A team of researchers has unveiled a novel training approach that addresses one of the most persistent challenges in artificial intelligence: helping large language models reliably extract crucial details from voluminous or intricate information sources. The breakthrough could significantly enhance AI performance in real-world applications where precision matters.
The core problem is well-known among AI practitioners. When faced with extensive code logs, detailed images, or lengthy documents, current language models frequently overlook or mishandle the specific evidence needed to answer questions accurately. A single critical line buried in a tool trace or a subtle visual element can derail an otherwise capable system.
A Novel Training Objective
Rather than using conventional supervision methods, the researchers introduced an indirect training strategy that works by presenting models with a query, a proposed answer, and two nearly identical contexts. The system then rewards the model for correctly identifying which context supports the given query-answer pair. This approach, according to arXiv research published by Peiyang Xu, Bangzheng Li, Sijia Liu, and colleagues, encourages models to develop more precise grounding in supporting evidence.
The innovation lies in its simplicity and transferability. Instead of manually labeling answers, the method focuses on teaching models to distinguish between similar contexts, which is substantially easier to scale and automate. The researchers applied this framework to two distinct domains to test its versatility.
Real-World Improvements Across Domains
- For software development tasks, the team constructed 1,000 training pairs by filtering execution trajectories as context examples. This preparation enabled agents to better navigate complex debugging scenarios.
- For visual reasoning challenges, they generated 7,000 training pairs through image editing and similarity matching, allowing multimodal systems to recognize subtle visual distinctions.
Testing demonstrated consistent gains across diverse benchmarks. The method produced average improvements of 2.2 percent over existing reinforcement learning approaches on five long-horizon reasoning tasks. On visual question-answering tests spanning 12 different domains, the approach yielded 1.8 percent average gains.
Validating the Approach
The researchers took care to isolate the source of these improvements. They compared their context-selection training objective against baseline methods that simply added the same contrastive data as standard training examples. These alternatives provided minimal or negligible benefit, establishing that the gains originated specifically from the novel training methodology rather than from merely having more data available.

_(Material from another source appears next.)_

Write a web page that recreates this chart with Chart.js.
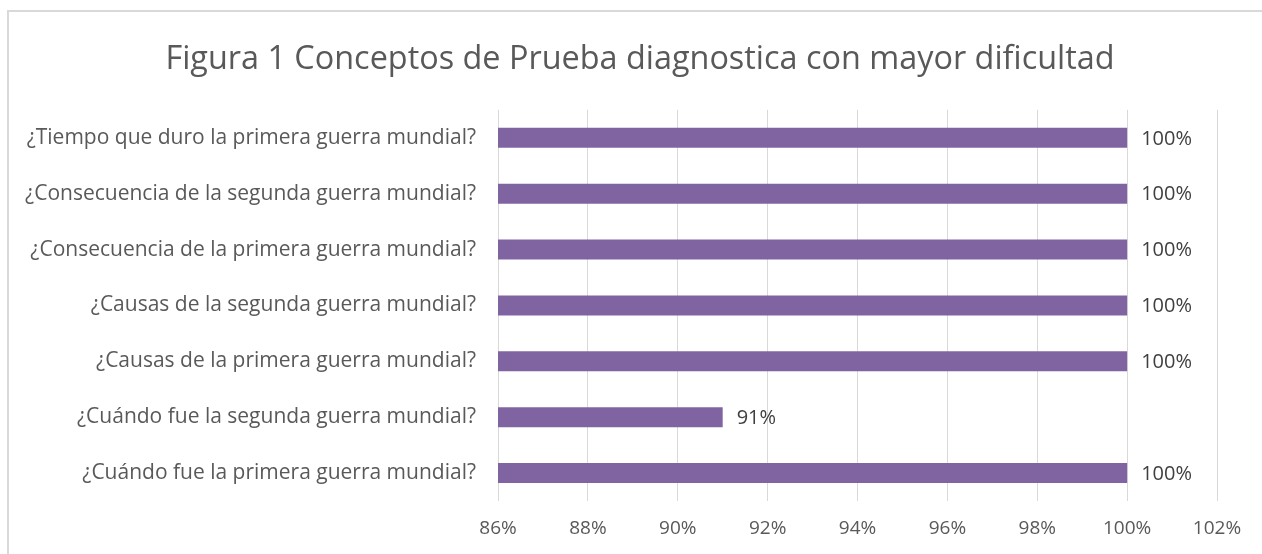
<!DOCTYPE html>
<html>
<head>
<meta charset="utf-8">
<script src="https://cdn.jsdelivr.net/npm/chart.js@4/dist/chart.umd.min.js"></script>
<style>
html,body{margin:0;padding:0;background:#fff;overflow:hidden;}
#wrap{position:relative;width:1262px;height:554px;}
</style>
</head>
<body>
<div id="wrap"><canvas id="c" width="1262" height="554"></canvas></div>
<script>
const titleText = 'Figura 1 Conceptos de Prueba diagnostica con mayor dificultad';
const categories = [
  '¿Tiempo que duro la primera guerra mundial?',
  '¿Consecuencia de la segunda guerra mundial?',
  '¿Consecuencia de la primera guerra mundial?',
  '¿Causas de la segunda guerra mundial?',
  '¿Causas de la primera guerra mundial?',
  '¿Cuándo fue la segunda guerra mundial?',
  '¿Cuándo fue la primera guerra mundial?'
];
const values = [100, 100, 100, 100, 100, 91, 100];
const axisMin = 86, axisMax = 102, axisStep = 2;

const FONT = "'Open Sans', sans-serif";
const TXT = '#595959';

const borderPlugin = {
  id: 'border',
  beforeDraw(chart) {
    const ctx = chart.ctx;
    ctx.save();
    ctx.fillStyle = '#fff';
    ctx.fillRect(0, 0, chart.width, chart.height);
    ctx.strokeStyle = '#d9d9d9';
    ctx.lineWidth = 2;
    ctx.strokeRect(8, 11, chart.width + 20, chart.height + 20);
    ctx.restore();
  }
};

const titleShift = {
  id: 'titleShift',
  afterLayout(chart) {
    const t = chart.titleBlock;
    if (t) { t.left = 63; t.width = t.right - t.left; }
  }
};

const labelPlugin = {
  id: 'valueLabels',
  afterDatasetsDraw(chart) {
    const ctx = chart.ctx;
    const meta = chart.getDatasetMeta(0);
    ctx.save();
    ctx.font = '20px ' + FONT;
    ctx.fillStyle = '#404040';
    ctx.textAlign = 'left';
    ctx.textBaseline = 'middle';
    meta.data.forEach((bar, i) => {
      ctx.fillText(values[i] + '%', bar.x + 14, bar.y + 1);
    });
    ctx.restore();
  }
};

new Chart(document.getElementById('c'), {
  type: 'bar',
  data: {
    labels: categories,
    datasets: [{
      data: values,
      backgroundColor: '#8064A2',
      borderColor: '#8064A2',
      borderWidth: 0,
      barPercentage: 0.72,
      categoryPercentage: 0.5
    }]
  },
  options: {
    indexAxis: 'y',
    responsive: false,
    animation: false,
    devicePixelRatio: 1,
    layout: { padding: { left: 0, right: 45, top: 0, bottom: 0 } },
    plugins: {
      legend: { display: false },
      tooltip: { enabled: false },
      title: {
        display: true,
        text: titleText,
        color: TXT,
        font: { family: FONT, size: 32.4, weight: 'normal' },
        padding: { top: 40, bottom: 31 }
      }
    },
    scales: {
      x: {
        min: axisMin,
        max: axisMax,
        ticks: {
          stepSize: axisStep,
          color: TXT,
          font: { family: FONT, size: 19 },
          padding: 16,
          callback: v => v + '%'
        },
        grid: { color: '#d9d9d9', drawTicks: false, lineWidth: 1 },
        border: { display: false },
        afterFit(s) { s.height = 53; }
      },
      y: {
        ticks: {
          color: TXT,
          font: { family: FONT, size: 21 },
          padding: 22
        },
        grid: { display: false, drawTicks: false },
        border: { display: false },
        afterFit(s) { s.width = 498; }
      }
    }
  },
  plugins: [borderPlugin, titleShift, labelPlugin]
});
</script>
</body>
</html>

The work demonstrates that thoughtfully designed training objectives can extract substantially more value from the same underlying information sources than conventional approaches, a principle likely to influence how researchers develop future AI systems.
This research suggests that the path to more capable AI models may not always require bigger datasets or more compute. Instead, smarter training techniques that target specific failure modes could deliver meaningful performance improvements. The method is particularly relevant as AI systems increasingly need to operate in multi-step reasoning scenarios and process rich visual information alongside text.
The findings arrive at a moment when the field is actively searching for techniques to improve reasoning capabilities and multimodal performance without proportionally increasing computational costs. As AI applications expand into domains requiring precise evidence extraction and high reliability, this approach may prove increasingly valuable.